Une cinquantaine de journalistes interpellés en deux jours au Bélarus
Une cinquantaine de journalistes interpellés en deux jours, des peines de prison pour au moins cinq d’entre eux : la répression à l’encontre de la presse prend un tour massif au Bélarus. Reporters sans frontières (RSF) condamne avec la plus grande fermeté ce harcèlement systématique et appelle la communauté internationale à tenir Minsk comptable de ses agissements.
La répression a brutalement changé d’échelle au Bélarus. Pas moins de 49 journalistes et blogueurs ont été interpellés en couvrant des manifestations à travers tout le pays, les 25 et 26 mars 2017. Ce qui porte à une centaine le nombre d’interpellations depuis le 10 mars, en marge d’un vaste mouvement de protestation antigouvernementale. Le 27 mars, cinq journalistes ont été condamnés à des peines de prison ferme pour “hooliganisme” et “participation à des rassemblements non-autorisés”. L’ampleur de la répression, tout comme celle des manifestations, est inédite depuis 2011. Elle met brutalement un terme à la très relative accalmie consentie par le régime d’Alexandre Loukachenko depuis deux ans, dans le cadre de son rapprochement avec l’Union européenne.
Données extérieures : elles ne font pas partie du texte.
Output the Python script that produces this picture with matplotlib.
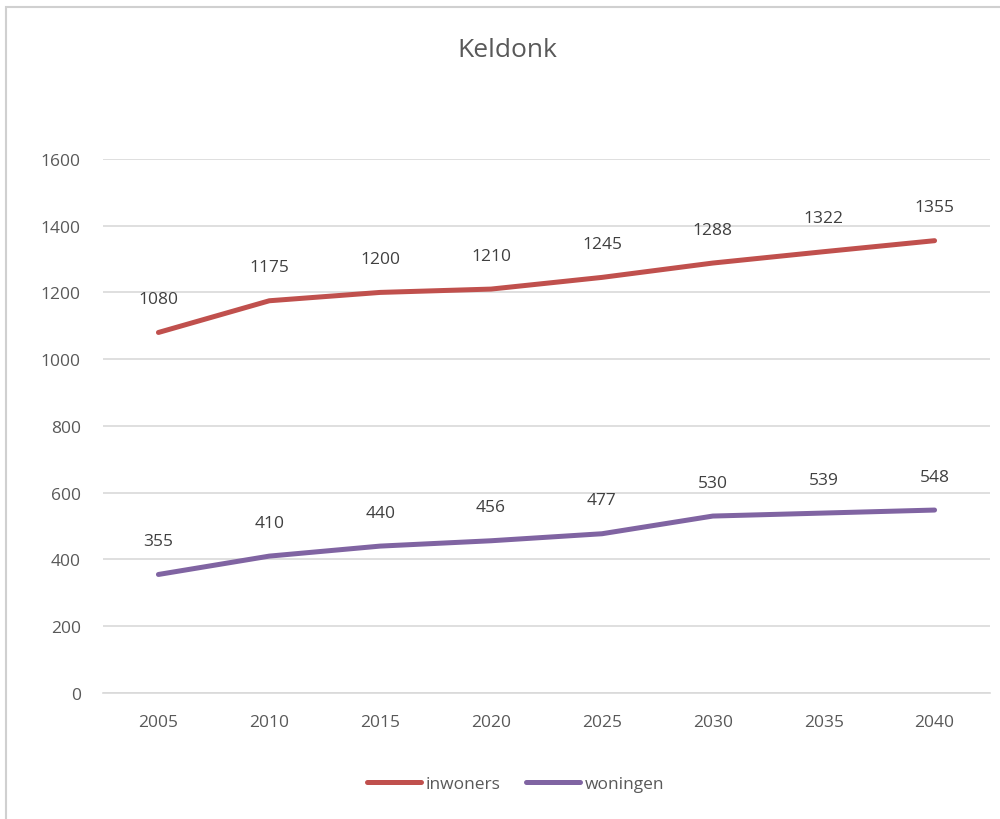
import matplotlib.pyplot as plt
from matplotlib.patches import Rectangle

# data
jaren = ['2005', '2010', '2015', '2020', '2025', '2030', '2035', '2040']
inwoners = [1080, 1175, 1200, 1210, 1245, 1288, 1322, 1355]
woningen = [355, 410, 440, 456, 477, 530, 539, 548]

grijs = '#595959'
plt.rcParams['font.family'] = ['Open Sans', 'DejaVu Sans']

fig = plt.figure(figsize=(10, 8.2), dpi=100)
ax = fig.add_axes([0.103, 0.1537, 0.887, 0.6513])

# rand om de grafiek
fig.patches.append(Rectangle((0.006, -0.01), 1.1, 1.0, transform=fig.transFigure,
                             fill=False, edgecolor='#D0D0D0', linewidth=1.5))

x = range(len(jaren))
ax.plot(x, inwoners, color='#C0504D', linewidth=3.6, solid_capstyle='round', label='inwoners')
ax.plot(x, woningen, color='#8064A2', linewidth=3.6, solid_capstyle='round', label='woningen')

for i in x:
    ax.annotate(str(inwoners[i]), (i, inwoners[i]), xytext=(0, 24), textcoords='offset points',
                ha='center', va='center', fontsize=12.5, color='#404040')
    ax.annotate(str(woningen[i]), (i, woningen[i]), xytext=(0, 24), textcoords='offset points',
                ha='center', va='center', fontsize=12.5, color='#404040')

ax.set_xlim(-0.5, 7.5)
ax.set_ylim(0, 1600)
ax.set_yticks(range(0, 1601, 200))
ax.set_xticks(list(x))
ax.set_xticklabels(jaren)
ax.grid(axis='y', color='#D9D9D9', linewidth=1.2)
ax.set_axisbelow(True)
for s in ['top', 'right', 'left']:
    ax.spines[s].set_visible(False)
ax.spines['bottom'].set_color('#D9D9D9')
ax.spines['bottom'].set_linewidth(1.2)
ax.tick_params(length=0, labelsize=12.5, colors=grijs, pad=15)
ax.tick_params(axis='y', pad=16)

fig.text(0.507, 0.938, 'Keldonk', ha='center', va='center', fontsize=19, color=grijs)

ax.legend(loc='center', bbox_to_anchor=(0.465, -0.17), ncol=2, frameon=False,
          fontsize=12.5, labelcolor=grijs, handlelength=3.1, handletextpad=0.25, columnspacing=1.5)

plt.savefig('out.png', dpi=100)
“Ce harcèlement policier brutal et systématique constitue une violation patente de la liberté de la presse et du droit à l’information des citoyens bélarusses, dénonce Johann Bihr, responsable du bureau Europe de l’est et Asie centrale de RSF. Nous demandons instamment à la communauté internationale de faire pression sur Minsk pour obtenir la libération immédiate des journalistes incarcérés alors qu’ils faisaient leur travail, l’abandon des poursuites à leur encontre et le respect de la liberté de la presse. Ces exactions massives soulignent le besoin impérieux de soumettre tout rapprochement avec le Bélarus à de strictes conditions en matière de respect des droits de l’homme.”
Arrestations massives
Le 25 mars 2017 restera comme une journée noire pour la liberté de la presse au Bélarus. La traditionnelle manifestation de l’opposition, qui commémore chaque année à cette date l’indépendance du pays en 1918, avait une signification particulière dans le contexte du mouvement de protestation actuel. La police a brutalement dispersé les rassemblements à travers le pays et arrêté des centaines de manifestants. L’Association des journalistes bélarusses (BAJ), partenaire de RSF, a relevé pas moins de 26 journalistes interpellés à Minsk, quatre à Homiel (sud-est) et trois à Vitsiebsk (nord-est). Volha Davydava, Ihar Ilyachyne, Katsiaryna Bakhvalava, Volha Morva et le reporter britannique Filip Warwick ont été frappés par des policiers alors qu’ils couvraient le rassemblement de Minsk.
De nouvelles interpellations ont eu lieu le lendemain sur fond de manifestations plus modestes : au moins seize journalistes ont été interpellés à Minsk, Vitsiebsk, Babruysk, Brest, Homiel et Orcha.
Jetés en prison pour avoir fait leur travail
Le 27 mars, un tribunal de Minsk a condamné Alyaksandr Barazenka à 15 jours de prison pour “hooliganisme”. Le correspondant de la chaîne en exil Belsat TV avait été interpellé deux jours plus tôt en couvrant les manifestations. Le témoignage à charge d’un policier a été retenu malgré les images prises par le reporter au moment de son arrestation, montrant clairement qu’il ne faisait que son travail et s’était identifié comme journaliste. Après avoir passé le week-end en détention provisoire, le rédacteur en chef du site InformNapalm, Dzianis Ivachyne, a été condamné à cinq jours de prison pour “participation à un rassemblement non-autorisé”.
Le même jour à Vitsiebsk, les membres de la BAJ Kanstantsin Mardvintsaou et Leanid Svetsik ont été condamnés à 15 jours de prison pour “participation à un rassemblement non-autorisé”. Le correspondant local de Radio Racyja, Artsyom Sizintsaou, a été condamné à dix jours de détention pour les mêmes faits.
Des manifestations d’une ampleur inhabituelle au Bélarus se succèdent depuis fin février pour protester contre un nouvel impôt “sur le parasitisme social”, appliqué à ceux qui travaillent moins de six mois par an. Le 9 mars, le président Alexandre Loukachenko a suspendu cette taxe, tout en ordonnant au ministre de l’Intérieur de prendre des mesures “extrêmement sévères contre les instigateurs” de ce mouvement et de rétablir “un ordre parfait” dans le pays. La répression est immédiatement montée en puissance, les autorités dénonçant désormais une tentative de déstabilisation du régime ourdie par “des services secrets étrangers”.
Le Bélarus occupe la 157e place sur 180 au Classement mondial 2016 de la liberté de la presse publié par RSF.